↓
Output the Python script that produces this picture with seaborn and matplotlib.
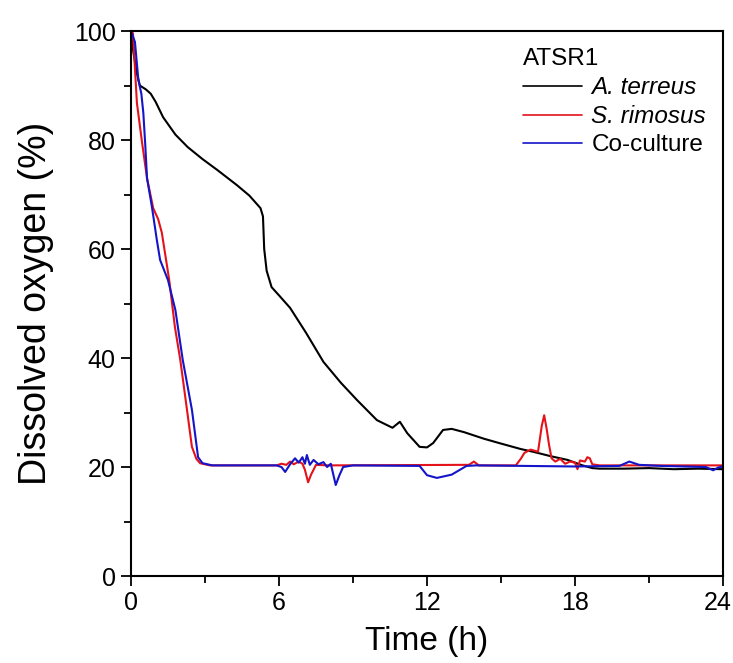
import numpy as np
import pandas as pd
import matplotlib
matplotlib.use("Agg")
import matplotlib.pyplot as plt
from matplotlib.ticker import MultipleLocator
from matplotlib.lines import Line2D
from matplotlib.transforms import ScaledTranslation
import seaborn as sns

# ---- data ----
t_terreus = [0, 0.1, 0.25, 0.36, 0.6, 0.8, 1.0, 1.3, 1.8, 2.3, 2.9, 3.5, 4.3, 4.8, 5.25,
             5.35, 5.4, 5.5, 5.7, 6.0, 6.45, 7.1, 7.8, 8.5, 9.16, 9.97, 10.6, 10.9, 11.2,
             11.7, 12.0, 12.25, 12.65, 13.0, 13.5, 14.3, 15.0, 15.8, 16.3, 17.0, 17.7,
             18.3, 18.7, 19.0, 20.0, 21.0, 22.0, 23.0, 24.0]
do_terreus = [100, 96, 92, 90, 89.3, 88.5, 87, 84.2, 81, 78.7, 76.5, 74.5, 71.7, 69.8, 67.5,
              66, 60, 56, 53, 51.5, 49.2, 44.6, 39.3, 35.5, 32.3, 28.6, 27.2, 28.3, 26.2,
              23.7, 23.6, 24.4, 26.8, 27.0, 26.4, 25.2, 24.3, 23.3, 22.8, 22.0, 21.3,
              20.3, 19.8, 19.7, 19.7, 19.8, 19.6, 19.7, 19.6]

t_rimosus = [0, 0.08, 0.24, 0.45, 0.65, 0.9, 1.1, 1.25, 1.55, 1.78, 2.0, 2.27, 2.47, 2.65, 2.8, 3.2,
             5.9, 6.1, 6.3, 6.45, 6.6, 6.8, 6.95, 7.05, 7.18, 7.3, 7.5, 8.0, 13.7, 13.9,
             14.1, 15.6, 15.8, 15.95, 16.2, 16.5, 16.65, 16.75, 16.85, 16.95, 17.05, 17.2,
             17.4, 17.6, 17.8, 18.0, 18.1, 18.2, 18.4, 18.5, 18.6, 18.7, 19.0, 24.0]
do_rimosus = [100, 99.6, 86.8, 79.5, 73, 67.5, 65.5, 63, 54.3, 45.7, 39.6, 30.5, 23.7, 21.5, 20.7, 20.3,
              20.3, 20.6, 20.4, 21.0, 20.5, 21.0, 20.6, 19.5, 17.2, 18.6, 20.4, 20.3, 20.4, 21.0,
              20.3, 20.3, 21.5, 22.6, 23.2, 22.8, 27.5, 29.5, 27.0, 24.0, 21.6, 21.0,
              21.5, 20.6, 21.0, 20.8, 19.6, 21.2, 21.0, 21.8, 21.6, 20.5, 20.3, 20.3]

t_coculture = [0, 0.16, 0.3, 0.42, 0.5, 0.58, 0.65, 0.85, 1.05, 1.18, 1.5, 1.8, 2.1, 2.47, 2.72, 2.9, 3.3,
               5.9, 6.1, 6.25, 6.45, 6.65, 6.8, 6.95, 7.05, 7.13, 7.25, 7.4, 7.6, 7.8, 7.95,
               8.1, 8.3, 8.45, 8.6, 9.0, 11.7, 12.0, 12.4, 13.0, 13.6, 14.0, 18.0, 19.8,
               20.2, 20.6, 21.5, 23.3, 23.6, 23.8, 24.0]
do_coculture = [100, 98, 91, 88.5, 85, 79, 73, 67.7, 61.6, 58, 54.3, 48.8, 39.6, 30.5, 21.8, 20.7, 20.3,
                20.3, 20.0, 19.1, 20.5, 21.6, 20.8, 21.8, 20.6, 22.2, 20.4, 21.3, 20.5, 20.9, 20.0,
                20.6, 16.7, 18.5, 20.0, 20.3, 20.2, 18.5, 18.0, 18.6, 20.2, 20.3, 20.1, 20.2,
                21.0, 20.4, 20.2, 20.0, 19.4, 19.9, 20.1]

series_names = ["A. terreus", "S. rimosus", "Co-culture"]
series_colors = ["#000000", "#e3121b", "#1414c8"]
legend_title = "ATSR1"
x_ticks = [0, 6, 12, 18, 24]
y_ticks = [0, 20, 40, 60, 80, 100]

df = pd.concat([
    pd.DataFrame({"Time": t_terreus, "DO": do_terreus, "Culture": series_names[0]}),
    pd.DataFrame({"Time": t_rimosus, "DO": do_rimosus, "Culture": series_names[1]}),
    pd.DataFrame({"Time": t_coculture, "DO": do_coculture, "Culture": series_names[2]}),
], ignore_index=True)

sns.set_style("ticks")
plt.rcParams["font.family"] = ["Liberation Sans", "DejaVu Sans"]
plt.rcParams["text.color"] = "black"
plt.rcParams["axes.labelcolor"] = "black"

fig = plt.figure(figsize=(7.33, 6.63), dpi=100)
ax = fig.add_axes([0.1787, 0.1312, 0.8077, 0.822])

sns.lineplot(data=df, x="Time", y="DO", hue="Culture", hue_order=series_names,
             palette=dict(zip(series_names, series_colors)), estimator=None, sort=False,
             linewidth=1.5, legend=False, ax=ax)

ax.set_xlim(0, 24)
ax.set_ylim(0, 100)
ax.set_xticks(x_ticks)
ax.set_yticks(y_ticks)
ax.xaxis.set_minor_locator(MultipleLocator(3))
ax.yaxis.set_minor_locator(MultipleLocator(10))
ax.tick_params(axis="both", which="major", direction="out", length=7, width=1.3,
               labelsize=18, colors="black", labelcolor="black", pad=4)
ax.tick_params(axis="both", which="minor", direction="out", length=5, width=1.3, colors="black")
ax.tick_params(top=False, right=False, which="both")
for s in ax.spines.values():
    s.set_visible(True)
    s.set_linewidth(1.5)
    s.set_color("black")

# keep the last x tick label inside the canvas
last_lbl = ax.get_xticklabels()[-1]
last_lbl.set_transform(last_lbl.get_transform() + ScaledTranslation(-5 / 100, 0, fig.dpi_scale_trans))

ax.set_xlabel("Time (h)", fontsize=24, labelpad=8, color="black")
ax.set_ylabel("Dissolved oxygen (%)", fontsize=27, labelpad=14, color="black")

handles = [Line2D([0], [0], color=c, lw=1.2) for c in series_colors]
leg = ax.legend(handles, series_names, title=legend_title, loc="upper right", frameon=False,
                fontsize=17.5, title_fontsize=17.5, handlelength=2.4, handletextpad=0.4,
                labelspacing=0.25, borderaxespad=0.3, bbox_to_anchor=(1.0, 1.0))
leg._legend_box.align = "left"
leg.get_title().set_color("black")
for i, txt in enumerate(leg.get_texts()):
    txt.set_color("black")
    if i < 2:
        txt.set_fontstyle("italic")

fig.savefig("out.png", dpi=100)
↑
▶ _Aim of the exercise_:
Copy the material above in full and exactly, skipping pictures.

▶ _Result of the task_:
Output the Python script that produces this picture with seaborn and matplotlib.
import numpy as np
import pandas as pd
import matplotlib
matplotlib.use("Agg")
import matplotlib.pyplot as plt
from matplotlib.ticker import MultipleLocator
from matplotlib.lines import Line2D
from matplotlib.transforms import ScaledTranslation
import seaborn as sns

# ---- data ----
t_terreus = [0, 0.1, 0.25, 0.36, 0.6, 0.8, 1.0, 1.3, 1.8, 2.3, 2.9, 3.5, 4.3, 4.8, 5.25,
             5.35, 5.4, 5.5, 5.7, 6.0, 6.45, 7.1, 7.8, 8.5, 9.16, 9.97, 10.6, 10.9, 11.2,
             11.7, 12.0, 12.25, 12.65, 13.0, 13.5, 14.3, 15.0, 15.8, 16.3, 17.0, 17.7,
             18.3, 18.7, 19.0, 20.0, 21.0, 22.0, 23.0, 24.0]
do_terreus = [100, 96, 92, 90, 89.3, 88.5, 87, 84.2, 81, 78.7, 76.5, 74.5, 71.7, 69.8, 67.5,
              66, 60, 56, 53, 51.5, 49.2, 44.6, 39.3, 35.5, 32.3, 28.6, 27.2, 28.3, 26.2,
              23.7, 23.6, 24.4, 26.8, 27.0, 26.4, 25.2, 24.3, 23.3, 22.8, 22.0, 21.3,
              20.3, 19.8, 19.7, 19.7, 19.8, 19.6, 19.7, 19.6]

t_rimosus = [0, 0.08, 0.24, 0.45, 0.65, 0.9, 1.1, 1.25, 1.55, 1.78, 2.0, 2.27, 2.47, 2.65, 2.8, 3.2,
             5.9, 6.1, 6.3, 6.45, 6.6, 6.8, 6.95, 7.05, 7.18, 7.3, 7.5, 8.0, 13.7, 13.9,
             14.1, 15.6, 15.8, 15.95, 16.2, 16.5, 16.65, 16.75, 16.85, 16.95, 17.05, 17.2,
             17.4, 17.6, 17.8, 18.0, 18.1, 18.2, 18.4, 18.5, 18.6, 18.7, 19.0, 24.0]
do_rimosus = [100, 99.6, 86.8, 79.5, 73, 67.5, 65.5, 63, 54.3, 45.7, 39.6, 30.5, 23.7, 21.5, 20.7, 20.3,
              20.3, 20.6, 20.4, 21.0, 20.5, 21.0, 20.6, 19.5, 17.2, 18.6, 20.4, 20.3, 20.4, 21.0,
              20.3, 20.3, 21.5, 22.6, 23.2, 22.8, 27.5, 29.5, 27.0, 24.0, 21.6, 21.0,
              21.5, 20.6, 21.0, 20.8, 19.6, 21.2, 21.0, 21.8, 21.6, 20.5, 20.3, 20.3]

t_coculture = [0, 0.16, 0.3, 0.42, 0.5, 0.58, 0.65, 0.85, 1.05, 1.18, 1.5, 1.8, 2.1, 2.47, 2.72, 2.9, 3.3,
               5.9, 6.1, 6.25, 6.45, 6.65, 6.8, 6.95, 7.05, 7.13, 7.25, 7.4, 7.6, 7.8, 7.95,
               8.1, 8.3, 8.45, 8.6, 9.0, 11.7, 12.0, 12.4, 13.0, 13.6, 14.0, 18.0, 19.8,
               20.2, 20.6, 21.5, 23.3, 23.6, 23.8, 24.0]
do_coculture = [100, 98, 91, 88.5, 85, 79, 73, 67.7, 61.6, 58, 54.3, 48.8, 39.6, 30.5, 21.8, 20.7, 20.3,
                20.3, 20.0, 19.1, 20.5, 21.6, 20.8, 21.8, 20.6, 22.2, 20.4, 21.3, 20.5, 20.9, 20.0,
                20.6, 16.7, 18.5, 20.0, 20.3, 20.2, 18.5, 18.0, 18.6, 20.2, 20.3, 20.1, 20.2,
                21.0, 20.4, 20.2, 20.0, 19.4, 19.9, 20.1]

series_names = ["A. terreus", "S. rimosus", "Co-culture"]
series_colors = ["#000000", "#e3121b", "#1414c8"]
legend_title = "ATSR1"
x_ticks = [0, 6, 12, 18, 24]
y_ticks = [0, 20, 40, 60, 80, 100]

df = pd.concat([
    pd.DataFrame({"Time": t_terreus, "DO": do_terreus, "Culture": series_names[0]}),
    pd.DataFrame({"Time": t_rimosus, "DO": do_rimosus, "Culture": series_names[1]}),
    pd.DataFrame({"Time": t_coculture, "DO": do_coculture, "Culture": series_names[2]}),
], ignore_index=True)

sns.set_style("ticks")
plt.rcParams["font.family"] = ["Liberation Sans", "DejaVu Sans"]
plt.rcParams["text.color"] = "black"
plt.rcParams["axes.labelcolor"] = "black"

fig = plt.figure(figsize=(7.33, 6.63), dpi=100)
ax = fig.add_axes([0.1787, 0.1312, 0.8077, 0.822])

sns.lineplot(data=df, x="Time", y="DO", hue="Culture", hue_order=series_names,
             palette=dict(zip(series_names, series_colors)), estimator=None, sort=False,
             linewidth=1.5, legend=False, ax=ax)

ax.set_xlim(0, 24)
ax.set_ylim(0, 100)
ax.set_xticks(x_ticks)
ax.set_yticks(y_ticks)
ax.xaxis.set_minor_locator(MultipleLocator(3))
ax.yaxis.set_minor_locator(MultipleLocator(10))
ax.tick_params(axis="both", which="major", direction="out", length=7, width=1.3,
               labelsize=18, colors="black", labelcolor="black", pad=4)
ax.tick_params(axis="both", which="minor", direction="out", length=5, width=1.3, colors="black")
ax.tick_params(top=False, right=False, which="both")
for s in ax.spines.values():
    s.set_visible(True)
    s.set_linewidth(1.5)
    s.set_color("black")

# keep the last x tick label inside the canvas
last_lbl = ax.get_xticklabels()[-1]
last_lbl.set_transform(last_lbl.get_transform() + ScaledTranslation(-5 / 100, 0, fig.dpi_scale_trans))

ax.set_xlabel("Time (h)", fontsize=24, labelpad=8, color="black")
ax.set_ylabel("Dissolved oxygen (%)", fontsize=27, labelpad=14, color="black")

handles = [Line2D([0], [0], color=c, lw=1.2) for c in series_colors]
leg = ax.legend(handles, series_names, title=legend_title, loc="upper right", frameon=False,
                fontsize=17.5, title_fontsize=17.5, handlelength=2.4, handletextpad=0.4,
                labelspacing=0.25, borderaxespad=0.3, bbox_to_anchor=(1.0, 1.0))
leg._legend_box.align = "left"
leg.get_title().set_color("black")
for i, txt in enumerate(leg.get_texts()):
    txt.set_color("black")
    if i < 2:
        txt.set_fontstyle("italic")

fig.savefig("out.png", dpi=100)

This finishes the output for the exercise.